Verden/ Bruchhausen-Vilsen. Der Prozess um den folgenschweren Frontalzusammenstoß zweier Sattelzüge im November 2020 auf der Bundesstraße 6 bei Bruchhausen-Vilsen (wir berichteten) muss neu aufgerollt werden. Der Bundesgerichtshof (BGH) hat das im Oktober 2022 ergangene Urteil des Landgerichts Verden gegen einen Lkw-Fahrer aus Sulingen auf die Revision der Staatsanwaltschaft komplett kassiert. Die Schwurgerichtskammer hatte auf fahrlässige Tötung erkannt und den damals 42-Jährigen zu einem Jahr Haft auf Bewährung verurteilt.
Die Staatsanwaltschaft hatte in dem langwierigen Strafverfahren bis zuletzt am Vorwurf des Totschlags festgehalten und eine Freiheitsstrafe von fünfeinhalb Jahren gefordert. Nach Auffassung des Gerichts ließ sich allerdings nicht mit der erforderlichen Sicherheit feststellen, dass der Angeklagte die Kollision auf gerader Strecke, Fahrtrichtung Nienburg, in Suizidabsicht vorsätzlich herbeigeführt hat.
Ein niederländischer Berufskollege (63) war im Führerhaus seines Fahrzeugs eingeklemmt worden und noch an der Unfallstelle verstorben. Laut Anklage hatte der (Ex-) Mitarbeiter eines Sulinger Transportunternehmens, der sich nicht auf seiner vorgesehenen Route befand, seinen Lkw gegen 17.15 Uhr aber absichtlich auf die linke Spur gesteuert und vor dem fatalen Crash noch Gas gegeben.
Urteilsgründe liegen noch nicht vor
Der Angeklagte, der selbst schwer verletzt worden war, hatte sich im Prozess auf eine komplette Erinnerungslücke berufen, eine Selbstmordabsicht aber vehement bestritten. Das Gericht ging aufgrund einer langen Liste von Chatnachrichten und Telefonaten mit der Ehefrau davon aus, dass er auf jeden Fall „über Stunden nicht konzentriert gefahren“ sei. Vorsätzliches Handeln sei ihm nicht nachzuweisen.
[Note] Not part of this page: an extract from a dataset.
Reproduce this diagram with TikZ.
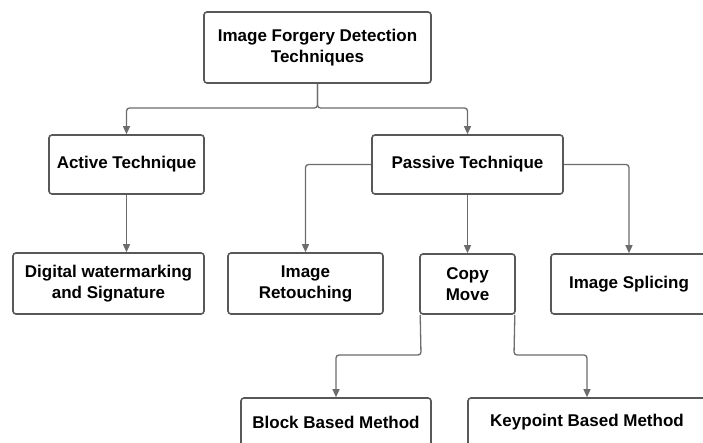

Der Mann hatte seinen Führerschein noch im Gerichtssaal zurückbekommen.
Wie ein Pressesprecher des BGH auf Nachfrage mitteilte, hat der 4. Strafsenat das Urteil kürzlich „mit den Feststellungen aufgehoben und die Sache zu neuer Verhandlung und Entscheidung an eine andere Strafkammer des Landgerichts Verden zurückverwiesen." Zu den Gründen könnten noch keine Angaben gemacht werden, hieß es. Die schriftlichen Urteilsgründe lägen noch nicht vor.